Audits or audit methodology could not identify particular issues
A lack of connection between the requirements and specifications: Audits were found to focus heavily on minor specifications of processes (signatures, templates, version numbers, footer information, generic site signage, and an array of non-displayed posters or forms) but apparently less calibrated to focus on the purpose of that process
Signatures provide symbolic value
This sample provided some evidence that signatures appeared to hold some symbolic significance. That is, signatures appeared to be accepted as synonymous with worker comprehension and agreement to the document’s conditions. Signatures carry significant symbolic value in confirming that a task has been completed or that understanding has been internalised. However, these are distinct matters.
It is possible to sign something without fully grasping its content or the operational implications that may ensue. Safety management activities, such as the development and refinement of plans, work instructions, and registers, may not necessarily influence the issues they are believed to address
Benefits of auditing
However, these findings don’t suggest that audits in this sample had no purpose or value. Audits were demonstrably effective at identifying readily observable site conditions and lower-tier hazards. They were also effective at verifying the presence of documented systems and deliverables, and likely other factors and benefits.
Conclusion
This evidence highlights that audits, largely, were focused on the evaluation and modification of safety artefacts, conflating the presence of a document as evidence of the effectiveness of the process.
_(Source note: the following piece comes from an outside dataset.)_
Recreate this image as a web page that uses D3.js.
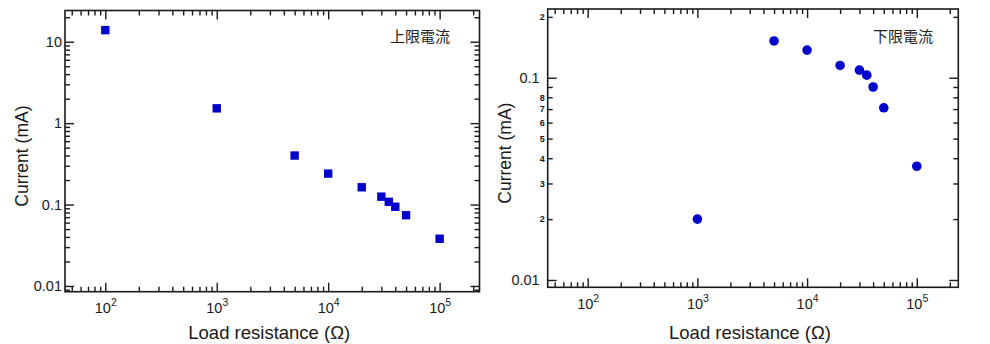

Namely, audits: a) focused on surface compliance activities, and b) lacked a focus on critical components or had a methodology lacking capability to identify particular issues.
These findings suggest that some auditing approaches may be at risk of tweaking documents or addressing insignificant physical issues at the expense of properly addressing critical issues or hazards. That is, while providing a false veneer that these issues are being appropriately managed: the audit masquerade.
Ref: Hutchinson, B., Dekker, S., & Rae, A. (2024). Safety science, 169, 106348.